> **Objective**
Skip the pictures, please, and write out exactly the lines from the opening of the data through the line containing "const OPT_TICKS = [0, 500, 1000, 1500, 2000, 2500];".
** Begin Data shown **
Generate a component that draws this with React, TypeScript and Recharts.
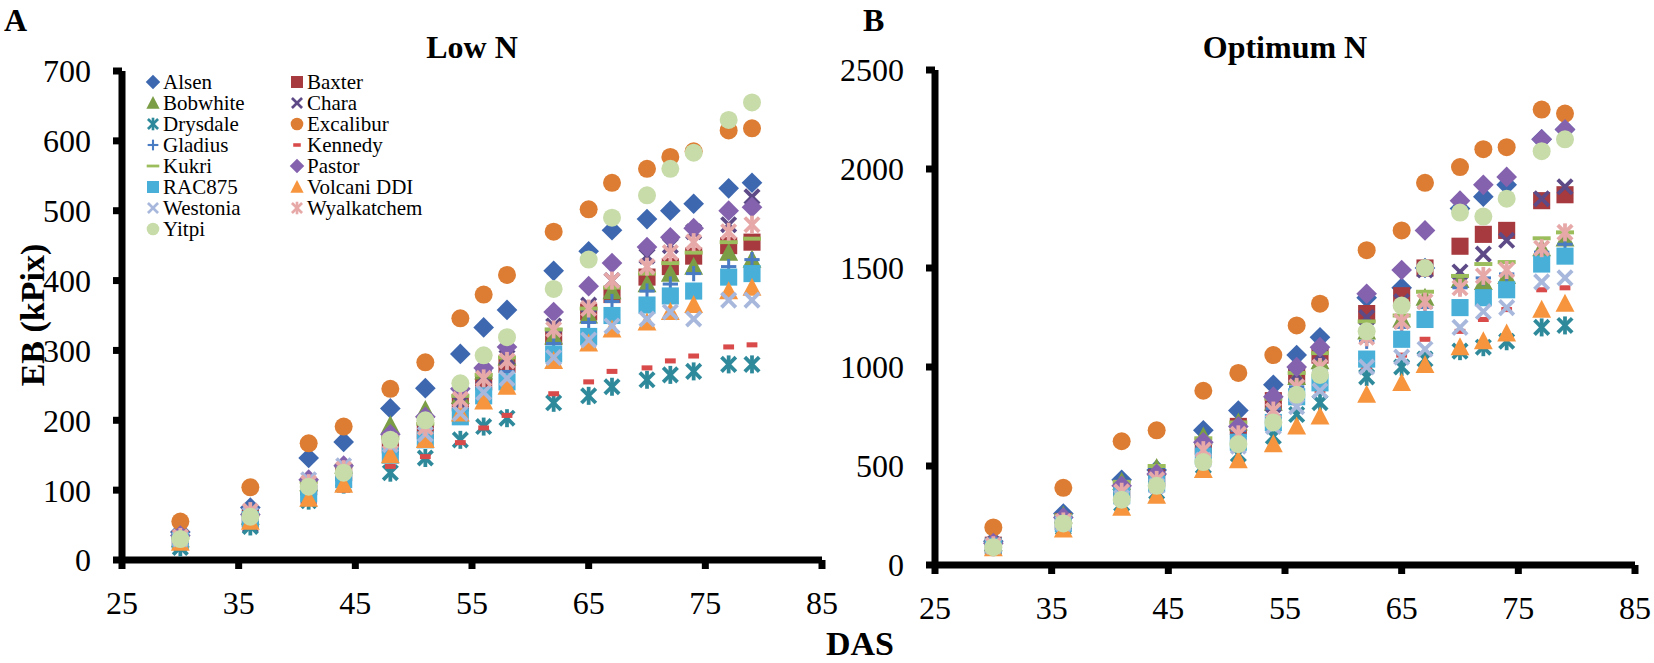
import React from 'react';
import { ScatterChart, Scatter, XAxis, YAxis } from 'recharts';

// days after sowing, shared by both panels
const DAS = [30, 36, 41, 44, 48, 51, 54, 56, 58, 62, 65, 67, 70, 72, 74, 77, 79];

const X_TICKS = [25, 35, 45, 55, 65, 75, 85];
const LOW_TICKS = [0, 100, 200, 300, 400, 500, 600, 700];
const OPT_TICKS = [0, 500, 1000, 1500, 2000, 2500];

// Low N, EB (kPix)
const LOW_ALSEN = [40, 75, 146, 169, 217, 246, 295, 333, 358, 414, 442, 472, 488, 500, 510, 532, 540];
const LOW_BAXTER = [30, 60, 105, 125, 165, 185, 225, 255, 280, 320, 355, 380, 405, 420, 435, 450, 455];
const LOW_BOBWHITE = [30, 62, 110, 135, 193, 215, 235, 270, 290, 320, 350, 385, 395, 410, 420, 440, 430];
const LOW_CHARA = [25, 50, 90, 115, 160, 185, 225, 262, 290, 335, 365, 400, 435, 450, 470, 480, 520];
const LOW_DRYSDALE = [18, 48, 85, 108, 125, 146, 172, 191, 203, 225, 235, 248, 258, 265, 270, 280, 280];
const LOW_EXCALIBUR = [55, 104, 167, 191, 245, 283, 346, 380, 408, 470, 502, 540, 560, 577, 585, 615, 618];
const LOW_GLADIUS = [30, 60, 100, 120, 160, 180, 215, 245, 270, 310, 340, 370, 385, 395, 410, 420, 430];
const LOW_KENNEDY = [20, 50, 85, 100, 134, 148, 168, 189, 207, 238, 255, 270, 275, 285, 292, 305, 308];
const LOW_KUKRI = [32, 65, 112, 135, 175, 195, 235, 265, 290, 330, 360, 390, 410, 425, 440, 455, 460];
const LOW_PASTOR = [35, 65, 115, 135, 180, 205, 245, 275, 305, 355, 392, 425, 448, 462, 475, 500, 505];
const LOW_RAC875 = [28, 58, 95, 115, 150, 172, 205, 235, 255, 295, 320, 350, 365, 378, 385, 405, 410];
const LOW_VOLCANI = [25, 55, 88, 108, 150, 172, 210, 227, 248, 285, 310, 330, 340, 355, 365, 385, 390];
const LOW_WESTONIA = [30, 65, 115, 135, 165, 180, 210, 240, 260, 290, 315, 335, 345, 355, 345, 372, 372];
const LOW_WYALKATCHEM = [33, 70, 110, 130, 170, 190, 230, 260, 285, 330, 360, 400, 420, 440, 455, 470, 480];
const LOW_YITPI = [30, 62, 105, 125, 172, 200, 253, 293, 319, 388, 430, 490, 522, 560, 583, 630, 655];

// Optimum N, EB (kPix)
const OPT_ALSEN = [120, 260, 430, 480, 680, 780, 910, 1060, 1150, 1350, 1400, 1500, 1800, 1860, 1920, 2150, 2200];
const OPT_BAXTER = [100, 220, 380, 440, 600, 700, 830, 960, 1060, 1270, 1360, 1500, 1610, 1670, 1690, 1840, 1870];
const OPT_BOBWHITE = [110, 250, 420, 490, 650, 720, 820, 950, 1030, 1180, 1240, 1350, 1440, 1430, 1460, 1600, 1650];
const OPT_CHARA = [100, 220, 380, 440, 590, 680, 810, 960, 1060, 1250, 1330, 1490, 1480, 1570, 1640, 1850, 1910];
const OPT_DRYSDALE = [90, 190, 310, 370, 500, 560, 650, 760, 820, 950, 1000, 1040, 1080, 1100, 1130, 1200, 1210];
const OPT_EXCALIBUR = [190, 390, 625, 680, 880, 970, 1060, 1210, 1320, 1590, 1690, 1930, 2010, 2100, 2110, 2300, 2280];
const OPT_GLADIUS = [100, 230, 390, 450, 600, 680, 790, 900, 980, 1130, 1200, 1300, 1400, 1450, 1470, 1580, 1620];
const OPT_KENNEDY = [90, 200, 330, 390, 520, 590, 700, 820, 880, 1000, 1060, 1140, 1180, 1240, 1290, 1390, 1400];
const OPT_KUKRI = [110, 250, 420, 500, 640, 720, 840, 970, 1070, 1230, 1260, 1380, 1460, 1520, 1530, 1650, 1680];
const OPT_PASTOR = [110, 240, 400, 460, 620, 700, 850, 1000, 1100, 1370, 1490, 1690, 1840, 1920, 1960, 2150, 2200];
const OPT_RAC875 = [95, 210, 350, 410, 550, 620, 720, 850, 920, 1040, 1140, 1240, 1300, 1350, 1390, 1520, 1560];
const OPT_VOLCANI = [85, 180, 290, 350, 480, 530, 610, 700, 750, 860, 920, 1010, 1100, 1130, 1170, 1290, 1320];
const OPT_WESTONIA = [95, 210, 340, 400, 530, 600, 700, 800, 880, 1000, 1050, 1090, 1200, 1280, 1300, 1430, 1450];
const OPT_WYALKATCHEM = [100, 220, 370, 430, 580, 660, 780, 900, 1000, 1150, 1230, 1330, 1400, 1460, 1490, 1600, 1680];
const OPT_YITPI = [90, 210, 330, 400, 520, 610, 720, 860, 960, 1180, 1310, 1500, 1780, 1760, 1850, 2090, 2150];

type Kind = 'diamond' | 'square' | 'triangle' | 'cross' | 'star' | 'circle' | 'plus' | 'dash' | 'longdash';

const SERIES: { name: string; kind: Kind; color: string; low: number[]; opt: number[] }[] = [
  { name: 'Alsen', kind: 'diamond', color: '#3D68B0', low: LOW_ALSEN, opt: OPT_ALSEN },
  { name: 'Baxter', kind: 'square', color: '#A63A3E', low: LOW_BAXTER, opt: OPT_BAXTER },
  { name: 'Bobwhite', kind: 'triangle', color: '#7A9D45', low: LOW_BOBWHITE, opt: OPT_BOBWHITE },
  { name: 'Chara', kind: 'cross', color: '#5D4A87', low: LOW_CHARA, opt: OPT_CHARA },
  { name: 'Drysdale', kind: 'star', color: '#2E8A9B', low: LOW_DRYSDALE, opt: OPT_DRYSDALE },
  { name: 'Excalibur', kind: 'circle', color: '#DD7D33', low: LOW_EXCALIBUR, opt: OPT_EXCALIBUR },
  { name: 'Gladius', kind: 'plus', color: '#4A7CC4', low: LOW_GLADIUS, opt: OPT_GLADIUS },
  { name: 'Kennedy', kind: 'dash', color: '#D94A4A', low: LOW_KENNEDY, opt: OPT_KENNEDY },
  { name: 'Kukri', kind: 'longdash', color: '#9CBD5C', low: LOW_KUKRI, opt: OPT_KUKRI },
  { name: 'Pastor', kind: 'diamond', color: '#8462AE', low: LOW_PASTOR, opt: OPT_PASTOR },
  { name: 'RAC875', kind: 'square', color: '#47AFD8', low: LOW_RAC875, opt: OPT_RAC875 },
  { name: 'Volcani DDI', kind: 'triangle', color: '#F7953E', low: LOW_VOLCANI, opt: OPT_VOLCANI },
  { name: 'Westonia', kind: 'cross', color: '#A7B8DC', low: LOW_WESTONIA, opt: OPT_WESTONIA },
  { name: 'Wyalkatchem', kind: 'star', color: '#E7A8A8', low: LOW_WYALKATCHEM, opt: OPT_WYALKATCHEM },
  { name: 'Yitpi', kind: 'circle', color: '#C8DCAA', low: LOW_YITPI, opt: OPT_YITPI },
];

const FONT = 'Liberation Serif, Tinos, Times New Roman, DejaVu Serif, serif';

function Marker({ cx, cy, kind, color, s }: { cx: number; cy: number; kind: Kind; color: string; s: number }) {
  if (cx == null || cy == null) return null;
  const sw = s * 0.42;
  switch (kind) {
    case 'circle':
      return <circle cx={cx} cy={cy} r={s} fill={color} />;
    case 'diamond':
      return (
        <polygon
          points={`${cx},${cy - s * 1.15} ${cx + s * 1.15},${cy} ${cx},${cy + s * 1.15} ${cx - s * 1.15},${cy}`}
          fill={color}
        />
      );
    case 'square':
      return <rect x={cx - s * 0.95} y={cy - s * 0.95} width={s * 1.9} height={s * 1.9} fill={color} />;
    case 'triangle':
      return (
        <polygon
          points={`${cx},${cy - s * 1.1} ${cx + s * 1.05},${cy + s * 0.9} ${cx - s * 1.05},${cy + s * 0.9}`}
          fill={color}
        />
      );
    case 'cross':
      return (
        <g stroke={color} strokeWidth={sw}>
          <line x1={cx - s * 0.8} y1={cy - s * 0.8} x2={cx + s * 0.8} y2={cy + s * 0.8} />
          <line x1={cx - s * 0.8} y1={cy + s * 0.8} x2={cx + s * 0.8} y2={cy - s * 0.8} />
        </g>
      );
    case 'star':
      return (
        <g stroke={color} strokeWidth={sw}>
          <line x1={cx - s * 0.8} y1={cy - s * 0.8} x2={cx + s * 0.8} y2={cy + s * 0.8} />
          <line x1={cx - s * 0.8} y1={cy + s * 0.8} x2={cx + s * 0.8} y2={cy - s * 0.8} />
          <line x1={cx} y1={cy - s} x2={cx} y2={cy + s} />
        </g>
      );
    case 'plus':
      return (
        <g stroke={color} strokeWidth={sw * 0.8}>
          <line x1={cx - s * 0.85} y1={cy} x2={cx + s * 0.85} y2={cy} />
          <line x1={cx} y1={cy - s * 0.85} x2={cx} y2={cy + s * 0.85} />
        </g>
      );
    case 'dash':
      return <rect x={cx - s * 0.6} y={cy - s * 0.28} width={s * 1.2} height={s * 0.56} fill={color} />;
    case 'longdash':
      return <rect x={cx - s} y={cy - s * 0.22} width={s * 2} height={s * 0.44} fill={color} />;
    default:
      return null;
  }
}

const toPoints = (values: number[]) => DAS.map((d, i) => ({ x: d, y: values[i] }));

const axisLine = { stroke: '#000', strokeWidth: 7 };
const tickLine = { stroke: '#000', strokeWidth: 7 };
const tickStyle = { fontSize: 32, fill: '#000', fontFamily: FONT };

function Panel({
  width,
  margin,
  yWidth,
  domain,
  ticks,
  field,
}: {
  width: number;
  margin: { top: number; right: number; bottom: number; left: number };
  yWidth: number;
  domain: [number, number];
  ticks: number[];
  field: 'low' | 'opt';
}) {
  return (
    <ScatterChart width={width} height={663} margin={margin} style={{ fontFamily: FONT }}>
      <XAxis
        type="number"
        dataKey="x"
        domain={[25, 85]}
        ticks={X_TICKS}
        height={60}
        axisLine={axisLine}
        tickLine={tickLine}
        tickSize={9}
        tickMargin={22}
        tick={tickStyle}
        interval={0}
      />
      <YAxis
        type="number"
        dataKey="y"
        domain={domain}
        ticks={ticks}
        width={yWidth}
        axisLine={axisLine}
        tickLine={tickLine}
        tickSize={9}
        tickMargin={22}
        tick={tickStyle}
        interval={0}
      />
      {SERIES.map((s) => (
        <Scatter
          key={s.name}
          name={s.name}
          data={toPoints(s[field])}
          isAnimationActive={false}
          shape={(p: any) => <Marker cx={p.cx} cy={p.cy} kind={s.kind} color={s.color} s={9} />}
        />
      ))}
    </ScatterChart>
  );
}

export default function App() {
  return (
    <div
      style={{
        position: 'absolute',
        left: 0,
        top: 0,
        width: 1654,
        height: 663,
        background: '#fff',
        fontFamily: FONT,
      }}
    >
      <div style={{ position: 'absolute', left: 0, top: 0 }}>
        <Panel
          width={840}
          margin={{ top: 71, right: 18, bottom: 43, left: 0 }}
          yWidth={122}
          domain={[0, 700]}
          ticks={LOW_TICKS}
          field="low"
        />
      </div>
      <div style={{ position: 'absolute', left: 840, top: 0 }}>
        <Panel
          width={814}
          margin={{ top: 70, right: 19, bottom: 38, left: 0 }}
          yWidth={95}
          domain={[0, 2500]}
          ticks={OPT_TICKS}
          field="opt"
        />
      </div>
      <svg
        width={1654}
        height={663}
        style={{ position: 'absolute', left: 0, top: 0, pointerEvents: 'none', fontFamily: FONT }}
      >
        <text x={4} y={31} fontSize={32} fontWeight="bold">A</text>
        <text x={863} y={31} fontSize={32} fontWeight="bold">B</text>
        <text x={472} y={58} fontSize={32} fontWeight="bold" textAnchor="middle">Low N</text>
        <text x={1285} y={58} fontSize={32} fontWeight="bold" textAnchor="middle">Optimum N</text>
        <text
          x={0}
          y={0}
          fontSize={34}
          fontWeight="bold"
          textAnchor="middle"
          dominantBaseline="central"
          transform="translate(32,315) rotate(-90)"
        >
          EB (kPix)
        </text>
        <text x={860} y={655} fontSize={34} fontWeight="bold" textAnchor="middle">DAS</text>
        {SERIES.map((s, i) => {
          const col = i % 2;
          const row = Math.floor(i / 2);
          const mx = col === 0 ? 153 : 297;
          const my = 82 + row * 21;
          return (
            <g key={s.name}>
              <Marker cx={mx} cy={my} kind={s.kind} color={s.color} s={6.3} />
              <text x={mx + 10} y={my} fontSize={21} dominantBaseline="central">
                {s.name}
              </text>
            </g>
          );
        })}
      </svg>
    </div>
  );
}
** End Data shown **
> **Result**
Generate a component that draws this with React, TypeScript and Recharts.
import React from 'react';
import { ScatterChart, Scatter, XAxis, YAxis } from 'recharts';

// days after sowing, shared by both panels
const DAS = [30, 36, 41, 44, 48, 51, 54, 56, 58, 62, 65, 67, 70, 72, 74, 77, 79];

const X_TICKS = [25, 35, 45, 55, 65, 75, 85];
const LOW_TICKS = [0, 100, 200, 300, 400, 500, 600, 700];
const OPT_TICKS = [0, 500, 1000, 1500, 2000, 2500];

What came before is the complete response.